Exercise details: Track down the lines that contain "What" and copy them.

────────

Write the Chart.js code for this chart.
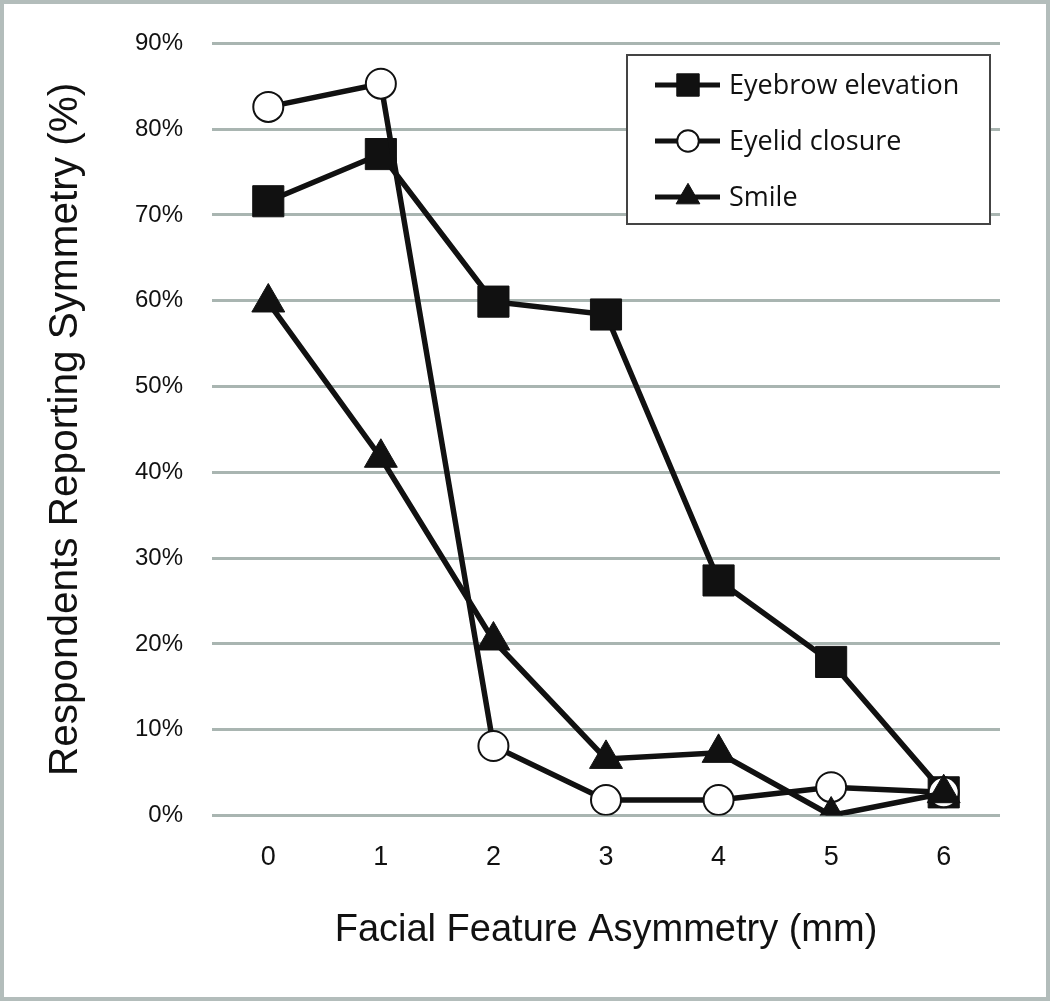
<!DOCTYPE html>
<html>
<head>
<meta charset="utf-8">
<script src="https://cdn.jsdelivr.net/npm/chart.js@4.4.0/dist/chart.umd.min.js"></script>
<style>
  html, body { margin: 0; padding: 0; background: #fff; }
  #wrap { width: 1050px; height: 1001px; position: relative; }
</style>
</head>
<body>
<div id="wrap"><canvas id="chart" width="1050" height="1001"></canvas></div>
<script>
const asymmetry = ['0', '1', '2', '3', '4', '5', '6'];
const eyebrow = [71.6, 77.1, 59.9, 58.4, 27.4, 17.9, 2.7];
const eyelid = [82.6, 85.3, 8.1, 1.8, 1.8, 3.3, 2.7];
const smile = [59.8, 41.7, 20.4, 6.6, 7.3, 0, 2.6];
const seriesNames = ['Eyebrow elevation', 'Eyelid closure', 'Smile'];

const ink = '#111';
const gridGray = '#a9b5b1';

// outer frame + in-plot legend drawn by hand
const framePlugin = {
  id: 'frame',
  afterDraw(chart) {
    const ctx = chart.ctx;
    ctx.save();
    ctx.strokeStyle = '#b3bdbb';
    ctx.lineWidth = 4;
    ctx.strokeRect(2, 2, chart.width - 4, chart.height - 4);

    // legend box
    const bx = 627, by = 55, bw = 363, bh = 169;
    ctx.fillStyle = '#fff';
    ctx.fillRect(bx, by, bw, bh);
    ctx.strokeStyle = '#444';
    ctx.lineWidth = 2;
    ctx.strokeRect(bx, by, bw, bh);

    const rows = [85, 141, 197];
    chart.data.datasets.forEach((ds, i) => {
      const y = rows[i];
      ctx.strokeStyle = ink;
      ctx.lineWidth = 5;
      ctx.beginPath();
      ctx.moveTo(655, y);
      ctx.lineTo(720, y);
      ctx.stroke();
      ctx.fillStyle = ds.pointBackgroundColor;
      ctx.strokeStyle = ink;
      ctx.lineWidth = ds.pointBorderWidth;
      Chart.helpers.drawPoint(ctx, {
        pointStyle: ds.pointStyle,
        radius: ds.pointRadius * 0.72,
        borderWidth: ds.pointBorderWidth
      }, 688, y);
      ctx.fillStyle = ink;
      ctx.font = '27px "Open Sans", Lato, sans-serif';
      ctx.textBaseline = 'middle';
      ctx.textAlign = 'left';
      ctx.fillText(ds.label, 729, y + 1);
    });
    ctx.restore();
  }
};

new Chart(document.getElementById('chart'), {
  type: 'line',
  data: {
    labels: asymmetry,
    datasets: [
      {
        label: seriesNames[0], data: eyebrow, order: 3,
        borderColor: ink, borderWidth: 5.5,
        pointStyle: 'rect', pointRadius: 22,
        pointBackgroundColor: ink, pointBorderColor: ink, pointBorderWidth: 1
      },
      {
        label: seriesNames[1], data: eyelid, order: 2,
        borderColor: ink, borderWidth: 5.5,
        pointStyle: 'circle', pointRadius: 15,
        pointBackgroundColor: '#fff', pointBorderColor: ink, pointBorderWidth: 2
      },
      {
        label: seriesNames[2], data: smile, order: 1,
        borderColor: ink, borderWidth: 5.5,
        pointStyle: 'triangle', pointRadius: 19,
        pointBackgroundColor: ink, pointBorderColor: ink, pointBorderWidth: 1
      }
    ]
  },
  options: {
    responsive: false,
    animation: false,
    layout: { padding: { left: 0, right: 50, top: 41, bottom: 0 } },
    plugins: {
      legend: { display: false },
      tooltip: { enabled: false }
    },
    scales: {
      x: {
        offset: true,
        grid: { display: false },
        border: { display: false },
        ticks: {
          color: ink,
          font: { family: '"Liberation Sans", Arial, sans-serif', size: 27 },
          padding: 18
        },
        title: {
          display: true,
          text: 'Facial Feature Asymmetry (mm)',
          color: ink,
          font: { family: '"Liberation Sans Narrow", "Liberation Sans", sans-serif', size: 38 },
          padding: { top: 0, bottom: 48 }
        },
        afterFit(scale) { scale.height = 1001 - 815.5; }
      },
      y: {
        min: 0, max: 90,
        grid: { color: gridGray, lineWidth: 3, drawTicks: false },
        border: { display: false },
        ticks: {
          stepSize: 10,
          color: ink,
          font: { family: '"Liberation Sans", Arial, sans-serif', size: 24 },
          padding: 29,
          callback: v => v + '%'
        },
        title: {
          display: true,
          text: 'Respondents Reporting Symmetry (%)',
          color: ink,
          font: { family: '"Liberation Sans Narrow", "Liberation Sans", sans-serif', size: 40.5 },
          padding: { top: 42, bottom: 0 }
        },
        afterFit(scale) { scale.width = 212; }
      }
    }
  },
  plugins: [framePlugin]
});
</script>
</body>
</html>
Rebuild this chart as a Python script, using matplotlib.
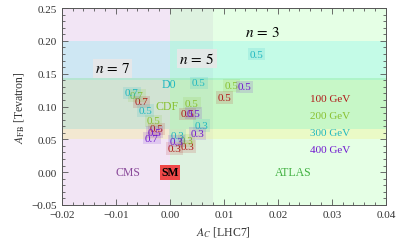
import matplotlib
matplotlib.use("Agg")
import matplotlib.pyplot as plt
from matplotlib.ticker import MultipleLocator

plt.rcParams['font.family'] = ['Liberation Serif', 'DejaVu Serif']
plt.rcParams['mathtext.fontset'] = 'stix'

masses = ["100 GeV", "200 GeV", "300 GeV", "400 GeV"]
mass_colors = ["#b01818", "#88c030", "#20b8c0", "#7018d0"]

# coupling labels and positions (A_C, A_FB) per mass
pts_100_x = [-0.0052, -0.0024, 0.0033, 0.0033, 0.0009, 0.0102]
pts_100_y = [0.107, 0.066, 0.089, 0.039, 0.036, 0.114]
pts_100_l = ["0.7", "0.5", "0.5", "0.3", "0.3", "0.5"]

pts_200_x = [-0.0061, -0.0030, 0.0041, 0.0031, 0.0115]
pts_200_y = [0.117, 0.078, 0.105, 0.048, 0.132]
pts_200_l = ["0.7", "0.5", "0.5", "0.3", "0.5"]

pts_300_x = [-0.0070, -0.0045, 0.0054, 0.0059, 0.0015, 0.0161]
pts_300_y = [0.121, 0.094, 0.136, 0.071, 0.056, 0.180]
pts_300_l = ["0.7", "0.5", "0.5", "0.3", "0.3", "0.5"]

pts_400_x = [-0.0033, -0.0028, 0.0044, 0.0052, 0.0013, 0.0139]
pts_400_y = [0.052, 0.061, 0.090, 0.059, 0.047, 0.130]
pts_400_l = ["0.7", "0.5", "0.5", "0.3", "0.3", "0.5"]

cms_range = (-0.02, 0.008)
atlas_range = (0.0, 0.04)
d0_range = (0.14, 0.20)
cdf_range = (0.065, 0.143)
low_band = (0.05, 0.065)

fig = plt.figure(figsize=(3.99, 2.53), dpi=100)
ax = fig.add_axes([0.155, 0.186, 0.812, 0.778])
ax.set_xlim(-0.02, 0.04)
ax.set_ylim(-0.05, 0.25)

ax.axvspan(*cms_range, color="#e8d0ee", alpha=0.55, lw=0)
ax.axvspan(*atlas_range, color="#ccffcc", alpha=0.5, lw=0)
ax.axhspan(*d0_range, color="#50f0f0", alpha=0.22, lw=0)
ax.axhspan(*cdf_range, color="#70e070", alpha=0.25, lw=0)
ax.axhspan(*low_band, color="#f8f080", alpha=0.3, lw=0)

groups = [(pts_100_x, pts_100_y, pts_100_l), (pts_200_x, pts_200_y, pts_200_l),
          (pts_300_x, pts_300_y, pts_300_l), (pts_400_x, pts_400_y, pts_400_l)]
for (xs, ys, ls), c in zip(groups, mass_colors):
    for x, y, l in zip(xs, ys, ls):
        ax.text(x, y, l, color=c, fontsize=8, ha="center", va="center",
                bbox=dict(boxstyle="square,pad=0.15", fc=c, ec="none", alpha=0.14))

legend_y = [0.112, 0.086, 0.061, 0.035]
for m, c, y in zip(masses, mass_colors, legend_y):
    ax.text(0.0296, y, m, color=c, fontsize=8, ha="center", va="center")

boxprops = dict(boxstyle="square,pad=0.15", fc="#e8e8e8", ec="none", alpha=0.9)
ax.text(-0.0106, 0.158, r"$n\,=\,7$", fontsize=11, ha="center", va="center", bbox=boxprops)
ax.text(0.0050, 0.173, r"$n\,=\,5$", fontsize=11, ha="center", va="center", bbox=boxprops)
ax.text(0.0172, 0.214, r"$n\,=\,3$", fontsize=11, ha="center", va="center")

ax.text(-0.0001, 0.134, "D0", color="#20b8c0", fontsize=8.5, ha="center", va="center")
ax.text(-0.0005, 0.101, "CDF", color="#88c030", fontsize=8.5, ha="center", va="center")
ax.text(-0.0078, 0.0, "CMS", color="#8a4a9a", fontsize=8.5, ha="center", va="center")
ax.text(0.0228, 0.0, "ATLAS", color="#40b040", fontsize=8.5, ha="center", va="center")
ax.text(0.0, 0.0, "SM", color="black", fontsize=8.5, fontweight="bold", ha="center", va="center",
        bbox=dict(boxstyle="square,pad=0.12", fc="#f04848", ec="none"))

ax.xaxis.set_major_locator(MultipleLocator(0.01))
ax.xaxis.set_minor_locator(MultipleLocator(0.002))
ax.yaxis.set_major_locator(MultipleLocator(0.05))
ax.yaxis.set_minor_locator(MultipleLocator(0.01))
ax.xaxis.set_major_formatter(plt.FuncFormatter(lambda v, p: f"{v:.2f}".replace("-", "\u2212")))
ax.yaxis.set_major_formatter(plt.FuncFormatter(lambda v, p: f"{v:.2f}".replace("-", "\u2212")))
ax.tick_params(which="both", direction="in", top=True, right=True, colors="#555555",
               labelcolor="#333333", labelsize=8, width=0.6)
ax.tick_params(which="major", length=4)
ax.tick_params(which="minor", length=2)
for s in ax.spines.values():
    s.set_color("#555555")
    s.set_linewidth(0.7)

ax.set_xlabel(r"$A_C$ [LHC7]", fontsize=8.5, color="#333333")
ax.set_ylabel(r"$A_{\rm FB}$ [Tevatron]", fontsize=8.5, color="#333333")

fig.savefig("out.png", dpi=100)
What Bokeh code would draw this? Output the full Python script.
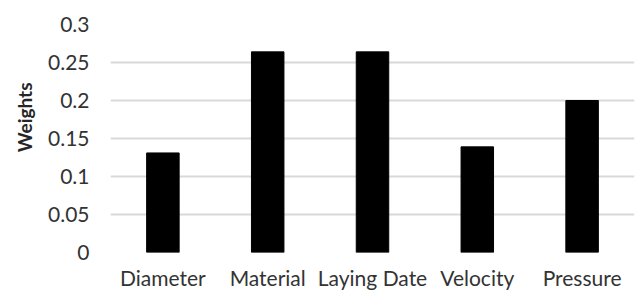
from bokeh.plotting import figure
from bokeh.models import ColumnDataSource, FactorRange, Title
from bokeh.embed import file_html
from bokeh.resources import INLINE

categories = ["Diameter", "Material", "Laying Date", "Velocity", "Pressure"]
weights = [0.131, 0.264, 0.264, 0.139, 0.200]
y_ticks = [0, 0.05, 0.1, 0.15, 0.2, 0.25, 0.3]
y_tick_labels = {0: "0", 0.05: "0.05", 0.1: "0.1", 0.15: "0.15", 0.2: "0.2", 0.25: "0.25", 0.3: "0.3"}
y_title = "Weights"

src = ColumnDataSource(dict(cat=categories, w=weights))

FONT = "Lato"

p = figure(x_range=FactorRange(*categories, range_padding=0), y_range=(0, 0.3),
           width=635, height=292, output_backend="svg", toolbar_location=None,
           min_border_left=109, min_border_right=1, min_border_top=24, min_border_bottom=40)

p.vbar(x="cat", top="w", width=0.31, source=src, fill_color="black", line_color="black")

p.outline_line_color = None
p.xgrid.grid_line_color = None
p.ygrid.grid_line_color = "#d9d9d9"
p.ygrid.grid_line_width = 2
p.ygrid.ticker = y_ticks
p.yaxis.ticker = y_ticks
p.yaxis.major_label_overrides = y_tick_labels

for ax in (p.xaxis, p.yaxis):
    ax.axis_line_color = None
    ax.major_tick_line_color = None
    ax.minor_tick_line_color = None
    ax.major_tick_out = 0
    ax.major_tick_in = 0
    ax.major_label_text_font = FONT
    ax.major_label_text_font_size = "21px"
    ax.major_label_text_color = "#333333"

p.xaxis.major_label_standoff = 12
p.yaxis.major_label_standoff = 21

t = Title(text=y_title, align="right", offset=58, text_font=FONT, text_font_size="19px",
          text_font_style="bold", text_color="#262626", standoff=20)
p.add_layout(t, "left")

open("out.html", "w").write(file_html(p, INLINE))
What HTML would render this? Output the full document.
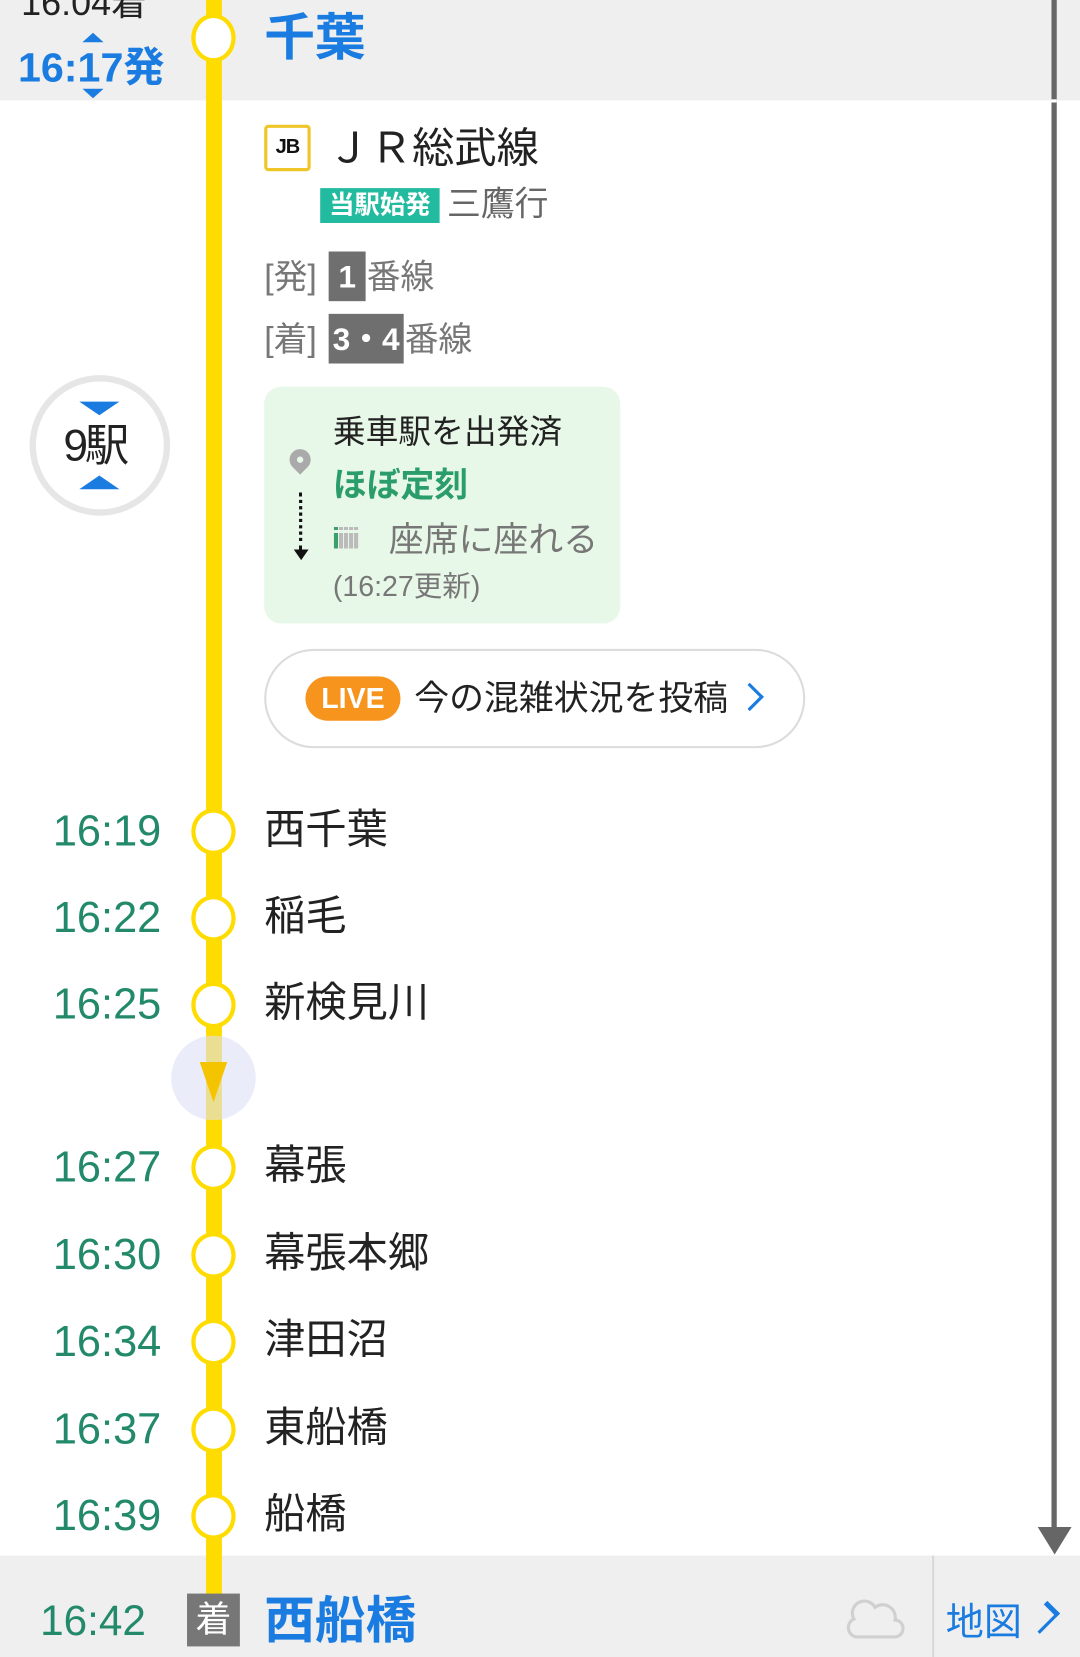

────────

Reply:
What Bokeh code would draw this? Output the full Python script.
What HTML would render this? Output the full document.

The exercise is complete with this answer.